◆ Prompt: Look through the lines and report how many include the word "full", giving nothing but the number.
* Start Data in this exercise *
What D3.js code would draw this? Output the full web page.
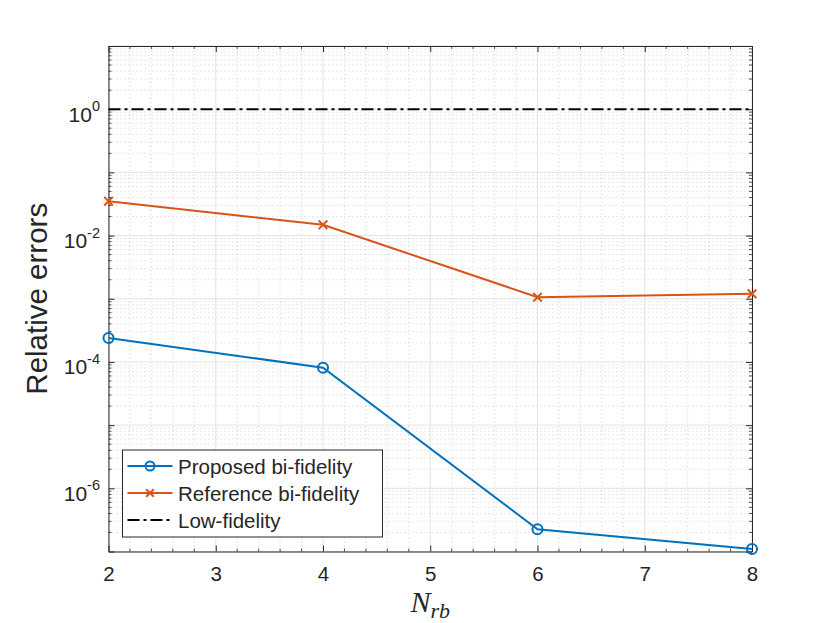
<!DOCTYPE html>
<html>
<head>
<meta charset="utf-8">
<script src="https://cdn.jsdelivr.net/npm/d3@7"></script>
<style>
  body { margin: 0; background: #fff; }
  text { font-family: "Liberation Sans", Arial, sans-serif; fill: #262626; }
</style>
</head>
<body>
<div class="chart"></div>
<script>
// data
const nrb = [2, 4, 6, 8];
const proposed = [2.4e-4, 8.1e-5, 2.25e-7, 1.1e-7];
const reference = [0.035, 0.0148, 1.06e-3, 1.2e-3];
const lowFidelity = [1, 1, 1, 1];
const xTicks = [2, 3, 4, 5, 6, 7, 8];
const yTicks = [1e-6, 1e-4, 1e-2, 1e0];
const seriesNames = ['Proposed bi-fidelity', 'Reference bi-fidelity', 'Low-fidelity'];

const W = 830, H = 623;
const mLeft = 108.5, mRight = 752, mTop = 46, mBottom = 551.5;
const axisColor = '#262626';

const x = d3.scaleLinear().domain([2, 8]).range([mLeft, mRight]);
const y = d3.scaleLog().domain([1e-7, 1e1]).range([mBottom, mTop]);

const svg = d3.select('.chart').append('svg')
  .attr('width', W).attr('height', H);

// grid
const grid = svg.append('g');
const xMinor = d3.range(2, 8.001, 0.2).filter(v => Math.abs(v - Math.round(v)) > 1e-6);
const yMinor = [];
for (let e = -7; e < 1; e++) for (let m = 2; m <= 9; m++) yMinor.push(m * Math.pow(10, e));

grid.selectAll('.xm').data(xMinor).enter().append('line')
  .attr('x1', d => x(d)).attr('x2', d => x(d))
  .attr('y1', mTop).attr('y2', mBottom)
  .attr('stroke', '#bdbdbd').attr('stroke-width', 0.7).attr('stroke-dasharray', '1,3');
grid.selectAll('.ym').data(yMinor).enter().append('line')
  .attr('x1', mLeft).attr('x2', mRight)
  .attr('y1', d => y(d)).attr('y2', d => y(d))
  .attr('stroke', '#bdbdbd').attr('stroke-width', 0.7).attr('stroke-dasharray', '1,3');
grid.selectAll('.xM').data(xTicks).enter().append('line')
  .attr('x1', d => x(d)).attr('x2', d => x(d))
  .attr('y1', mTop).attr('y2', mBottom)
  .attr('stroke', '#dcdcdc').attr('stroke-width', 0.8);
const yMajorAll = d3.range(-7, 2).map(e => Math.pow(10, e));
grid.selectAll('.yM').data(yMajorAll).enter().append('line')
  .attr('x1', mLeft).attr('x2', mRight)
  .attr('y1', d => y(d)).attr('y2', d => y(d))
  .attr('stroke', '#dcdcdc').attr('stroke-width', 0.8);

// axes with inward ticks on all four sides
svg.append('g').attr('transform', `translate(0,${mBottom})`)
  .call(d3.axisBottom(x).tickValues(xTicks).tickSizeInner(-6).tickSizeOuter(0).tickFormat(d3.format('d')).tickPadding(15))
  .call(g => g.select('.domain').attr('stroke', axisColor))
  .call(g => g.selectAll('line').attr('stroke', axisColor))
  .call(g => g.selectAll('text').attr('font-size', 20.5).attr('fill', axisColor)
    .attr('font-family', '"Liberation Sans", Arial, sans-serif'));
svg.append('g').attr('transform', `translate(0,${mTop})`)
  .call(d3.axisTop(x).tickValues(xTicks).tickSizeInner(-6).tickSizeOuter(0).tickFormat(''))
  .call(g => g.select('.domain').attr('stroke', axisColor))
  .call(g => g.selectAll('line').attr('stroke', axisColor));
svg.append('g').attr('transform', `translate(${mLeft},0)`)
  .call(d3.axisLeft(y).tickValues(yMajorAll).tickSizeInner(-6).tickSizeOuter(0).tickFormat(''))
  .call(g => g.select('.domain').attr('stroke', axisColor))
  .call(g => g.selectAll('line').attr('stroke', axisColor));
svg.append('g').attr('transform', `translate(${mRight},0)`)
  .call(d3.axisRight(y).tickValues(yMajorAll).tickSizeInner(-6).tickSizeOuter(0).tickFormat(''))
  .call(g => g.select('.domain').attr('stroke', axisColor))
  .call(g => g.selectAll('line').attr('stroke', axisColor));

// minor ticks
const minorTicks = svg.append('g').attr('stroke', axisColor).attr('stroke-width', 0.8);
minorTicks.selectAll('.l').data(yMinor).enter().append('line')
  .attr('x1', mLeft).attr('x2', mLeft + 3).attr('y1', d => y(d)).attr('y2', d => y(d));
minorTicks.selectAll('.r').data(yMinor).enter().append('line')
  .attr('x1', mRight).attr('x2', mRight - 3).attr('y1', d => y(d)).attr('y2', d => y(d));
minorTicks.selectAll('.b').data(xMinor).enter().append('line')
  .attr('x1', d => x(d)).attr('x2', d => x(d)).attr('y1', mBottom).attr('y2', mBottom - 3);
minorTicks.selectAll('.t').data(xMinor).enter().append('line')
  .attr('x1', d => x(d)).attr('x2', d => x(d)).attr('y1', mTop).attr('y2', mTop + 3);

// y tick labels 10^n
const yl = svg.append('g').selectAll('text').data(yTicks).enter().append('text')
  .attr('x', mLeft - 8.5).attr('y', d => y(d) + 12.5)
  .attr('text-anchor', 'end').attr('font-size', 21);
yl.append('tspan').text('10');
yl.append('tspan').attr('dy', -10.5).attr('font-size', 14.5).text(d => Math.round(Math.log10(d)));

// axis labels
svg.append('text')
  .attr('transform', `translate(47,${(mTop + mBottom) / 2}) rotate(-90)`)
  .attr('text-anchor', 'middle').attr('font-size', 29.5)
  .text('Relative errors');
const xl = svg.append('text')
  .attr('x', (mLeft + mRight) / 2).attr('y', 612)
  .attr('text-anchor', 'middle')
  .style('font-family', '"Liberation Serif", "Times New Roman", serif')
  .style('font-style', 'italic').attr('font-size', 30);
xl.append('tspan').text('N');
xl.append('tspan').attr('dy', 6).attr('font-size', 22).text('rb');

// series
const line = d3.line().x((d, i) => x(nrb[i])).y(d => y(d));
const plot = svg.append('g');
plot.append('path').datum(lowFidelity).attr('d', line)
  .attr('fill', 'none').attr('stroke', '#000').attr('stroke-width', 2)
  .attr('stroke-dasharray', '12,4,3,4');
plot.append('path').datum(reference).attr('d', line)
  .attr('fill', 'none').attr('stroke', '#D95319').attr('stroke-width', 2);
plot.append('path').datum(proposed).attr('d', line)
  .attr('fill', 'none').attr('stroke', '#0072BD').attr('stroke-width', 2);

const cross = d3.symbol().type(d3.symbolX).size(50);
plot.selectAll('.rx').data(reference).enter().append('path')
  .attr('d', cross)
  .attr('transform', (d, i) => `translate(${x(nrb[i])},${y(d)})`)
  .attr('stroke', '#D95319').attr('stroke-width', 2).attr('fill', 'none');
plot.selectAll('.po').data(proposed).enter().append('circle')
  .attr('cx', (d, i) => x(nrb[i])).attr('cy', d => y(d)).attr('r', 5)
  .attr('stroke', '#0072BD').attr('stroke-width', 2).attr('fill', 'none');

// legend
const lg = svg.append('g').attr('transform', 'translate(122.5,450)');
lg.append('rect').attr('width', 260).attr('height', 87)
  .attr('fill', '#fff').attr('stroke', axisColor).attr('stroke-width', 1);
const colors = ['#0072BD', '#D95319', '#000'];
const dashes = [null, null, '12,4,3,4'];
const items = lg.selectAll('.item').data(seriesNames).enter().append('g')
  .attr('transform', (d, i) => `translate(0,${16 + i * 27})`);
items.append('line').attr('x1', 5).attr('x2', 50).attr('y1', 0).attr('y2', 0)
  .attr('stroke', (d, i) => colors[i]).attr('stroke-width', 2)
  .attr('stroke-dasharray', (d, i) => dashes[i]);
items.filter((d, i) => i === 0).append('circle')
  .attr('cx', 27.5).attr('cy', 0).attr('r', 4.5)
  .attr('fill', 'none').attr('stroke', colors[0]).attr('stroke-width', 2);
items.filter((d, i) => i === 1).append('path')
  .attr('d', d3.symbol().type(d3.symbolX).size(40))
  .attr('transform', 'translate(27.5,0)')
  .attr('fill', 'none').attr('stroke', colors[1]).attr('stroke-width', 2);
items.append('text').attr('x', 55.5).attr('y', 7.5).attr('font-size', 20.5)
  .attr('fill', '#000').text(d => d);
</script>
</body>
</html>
* End Data in this exercise *
* Start Data in this exercise *
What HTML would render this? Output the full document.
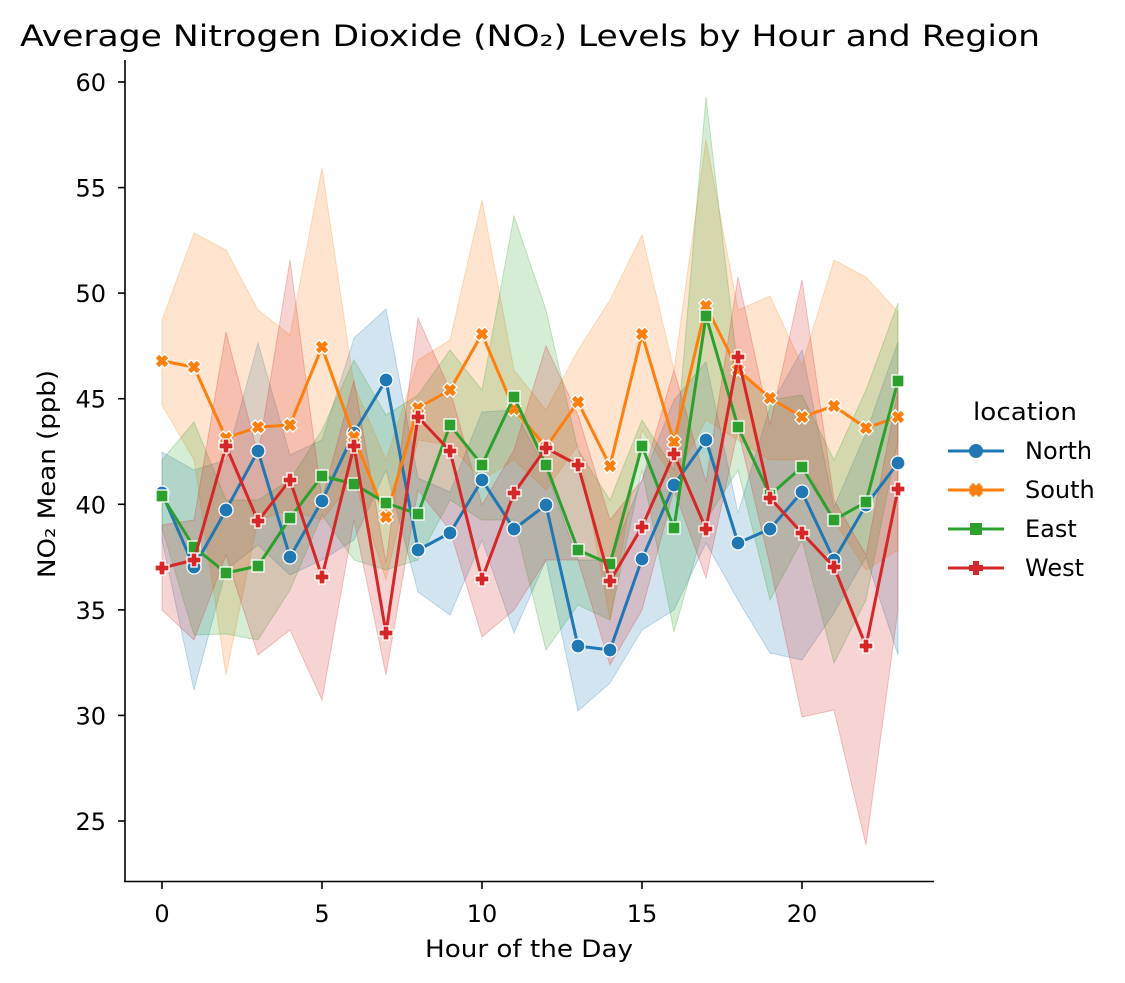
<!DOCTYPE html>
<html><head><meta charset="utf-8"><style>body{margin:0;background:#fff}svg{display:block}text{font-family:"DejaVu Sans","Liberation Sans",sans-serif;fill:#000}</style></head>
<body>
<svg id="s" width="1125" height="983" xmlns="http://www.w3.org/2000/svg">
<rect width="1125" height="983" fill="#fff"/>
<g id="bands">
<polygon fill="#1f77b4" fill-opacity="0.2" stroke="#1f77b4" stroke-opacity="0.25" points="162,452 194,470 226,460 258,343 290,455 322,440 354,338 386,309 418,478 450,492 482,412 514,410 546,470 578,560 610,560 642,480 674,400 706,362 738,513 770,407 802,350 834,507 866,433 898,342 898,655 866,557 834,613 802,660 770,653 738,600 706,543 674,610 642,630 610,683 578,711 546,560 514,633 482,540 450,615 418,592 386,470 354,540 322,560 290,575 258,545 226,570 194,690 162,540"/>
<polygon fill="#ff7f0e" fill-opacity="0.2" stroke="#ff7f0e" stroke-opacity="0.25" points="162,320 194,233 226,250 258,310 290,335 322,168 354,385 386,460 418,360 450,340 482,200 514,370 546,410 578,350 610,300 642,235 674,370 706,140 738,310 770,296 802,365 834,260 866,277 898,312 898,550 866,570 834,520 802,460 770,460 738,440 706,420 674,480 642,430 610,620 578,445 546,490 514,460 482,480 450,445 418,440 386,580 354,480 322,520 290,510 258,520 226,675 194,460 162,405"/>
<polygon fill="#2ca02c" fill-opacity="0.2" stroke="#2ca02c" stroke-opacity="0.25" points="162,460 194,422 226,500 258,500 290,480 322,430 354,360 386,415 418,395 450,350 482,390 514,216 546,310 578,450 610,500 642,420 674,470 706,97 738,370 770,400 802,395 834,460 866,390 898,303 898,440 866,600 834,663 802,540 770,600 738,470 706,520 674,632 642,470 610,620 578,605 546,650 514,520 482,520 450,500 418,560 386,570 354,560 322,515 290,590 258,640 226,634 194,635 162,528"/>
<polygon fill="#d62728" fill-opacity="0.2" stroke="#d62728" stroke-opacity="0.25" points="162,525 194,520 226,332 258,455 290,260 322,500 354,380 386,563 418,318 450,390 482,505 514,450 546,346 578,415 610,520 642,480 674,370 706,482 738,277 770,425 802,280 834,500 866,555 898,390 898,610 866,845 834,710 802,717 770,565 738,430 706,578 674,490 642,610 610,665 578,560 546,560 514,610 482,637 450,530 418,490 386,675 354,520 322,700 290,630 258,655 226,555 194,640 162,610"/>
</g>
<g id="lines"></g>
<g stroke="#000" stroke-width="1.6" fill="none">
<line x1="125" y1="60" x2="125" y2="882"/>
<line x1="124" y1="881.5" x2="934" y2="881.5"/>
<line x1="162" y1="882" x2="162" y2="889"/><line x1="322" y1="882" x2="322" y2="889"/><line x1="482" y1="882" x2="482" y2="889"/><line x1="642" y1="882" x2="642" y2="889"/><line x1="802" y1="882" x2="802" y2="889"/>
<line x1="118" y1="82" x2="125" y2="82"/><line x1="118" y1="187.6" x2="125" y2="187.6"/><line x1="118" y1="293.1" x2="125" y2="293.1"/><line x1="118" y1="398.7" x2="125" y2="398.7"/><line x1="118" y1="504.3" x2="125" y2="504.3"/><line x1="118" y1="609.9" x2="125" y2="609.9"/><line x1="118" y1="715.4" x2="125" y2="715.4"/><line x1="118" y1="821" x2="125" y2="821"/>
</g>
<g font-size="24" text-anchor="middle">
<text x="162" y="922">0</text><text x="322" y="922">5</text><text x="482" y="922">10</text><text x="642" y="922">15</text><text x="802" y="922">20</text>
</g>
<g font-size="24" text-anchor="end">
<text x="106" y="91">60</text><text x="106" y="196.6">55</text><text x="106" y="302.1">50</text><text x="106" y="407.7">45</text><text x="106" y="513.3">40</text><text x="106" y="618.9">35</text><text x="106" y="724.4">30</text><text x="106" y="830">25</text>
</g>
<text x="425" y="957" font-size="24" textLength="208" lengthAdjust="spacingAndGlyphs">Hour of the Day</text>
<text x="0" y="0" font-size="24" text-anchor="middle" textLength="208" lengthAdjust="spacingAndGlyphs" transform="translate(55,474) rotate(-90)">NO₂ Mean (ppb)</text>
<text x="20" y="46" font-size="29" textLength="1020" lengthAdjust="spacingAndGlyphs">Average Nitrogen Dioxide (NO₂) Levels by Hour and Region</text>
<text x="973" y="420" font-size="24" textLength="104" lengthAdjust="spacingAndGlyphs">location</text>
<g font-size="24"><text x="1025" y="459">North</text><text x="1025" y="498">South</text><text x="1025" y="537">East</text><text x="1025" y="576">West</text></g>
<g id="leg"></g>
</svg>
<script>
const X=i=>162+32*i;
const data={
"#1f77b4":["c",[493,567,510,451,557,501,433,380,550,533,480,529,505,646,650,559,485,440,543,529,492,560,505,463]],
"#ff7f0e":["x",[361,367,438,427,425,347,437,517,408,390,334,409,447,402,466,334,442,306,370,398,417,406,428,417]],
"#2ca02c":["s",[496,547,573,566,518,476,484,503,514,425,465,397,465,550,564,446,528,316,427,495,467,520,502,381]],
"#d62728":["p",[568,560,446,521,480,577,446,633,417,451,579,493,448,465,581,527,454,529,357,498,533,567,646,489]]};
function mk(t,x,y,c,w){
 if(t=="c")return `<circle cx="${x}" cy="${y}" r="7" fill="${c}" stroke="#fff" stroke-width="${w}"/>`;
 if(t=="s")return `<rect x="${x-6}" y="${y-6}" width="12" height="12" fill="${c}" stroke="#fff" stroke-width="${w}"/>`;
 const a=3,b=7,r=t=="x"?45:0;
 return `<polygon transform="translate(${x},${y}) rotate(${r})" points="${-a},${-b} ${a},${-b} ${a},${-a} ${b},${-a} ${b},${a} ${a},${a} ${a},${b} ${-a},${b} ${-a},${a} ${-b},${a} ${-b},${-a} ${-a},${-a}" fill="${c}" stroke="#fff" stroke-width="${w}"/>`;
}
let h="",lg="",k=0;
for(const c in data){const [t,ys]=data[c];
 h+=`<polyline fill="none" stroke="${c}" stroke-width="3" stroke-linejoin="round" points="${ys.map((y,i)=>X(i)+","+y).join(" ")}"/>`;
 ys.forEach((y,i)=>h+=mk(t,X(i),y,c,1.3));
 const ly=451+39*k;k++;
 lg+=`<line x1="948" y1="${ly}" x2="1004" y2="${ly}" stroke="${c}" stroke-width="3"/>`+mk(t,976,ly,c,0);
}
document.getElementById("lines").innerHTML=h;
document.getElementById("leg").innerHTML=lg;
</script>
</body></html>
* End Data in this exercise *
* Start Data in this exercise *
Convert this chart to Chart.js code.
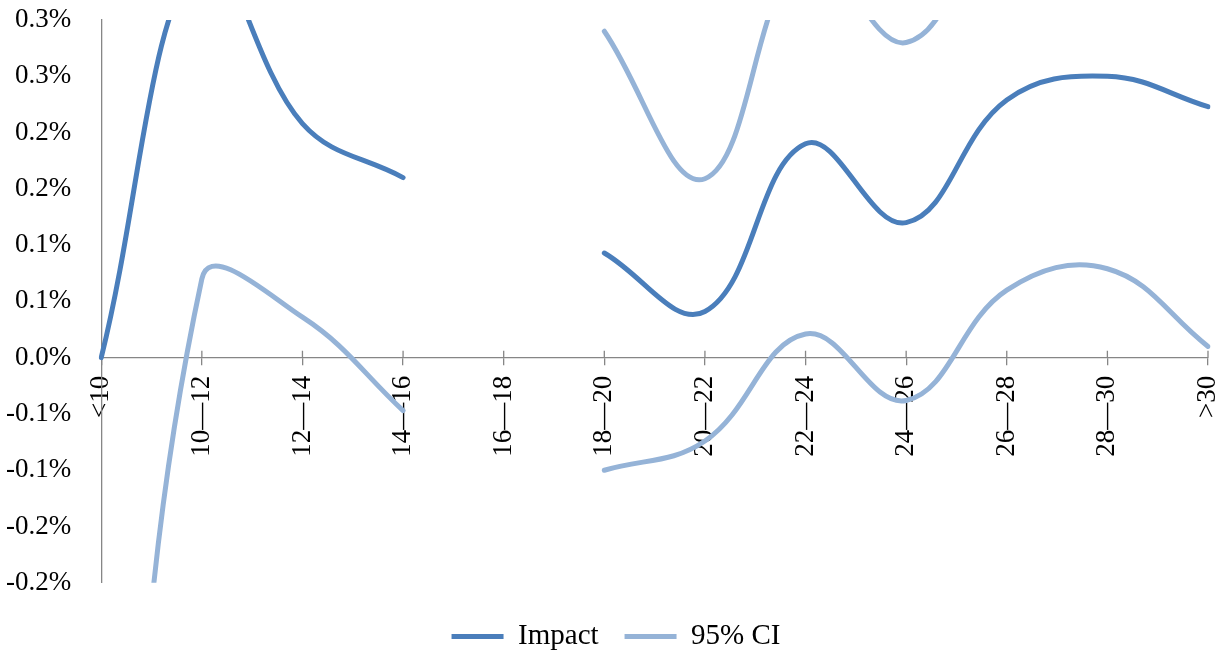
* End Data in this exercise *
◆ Task result: 2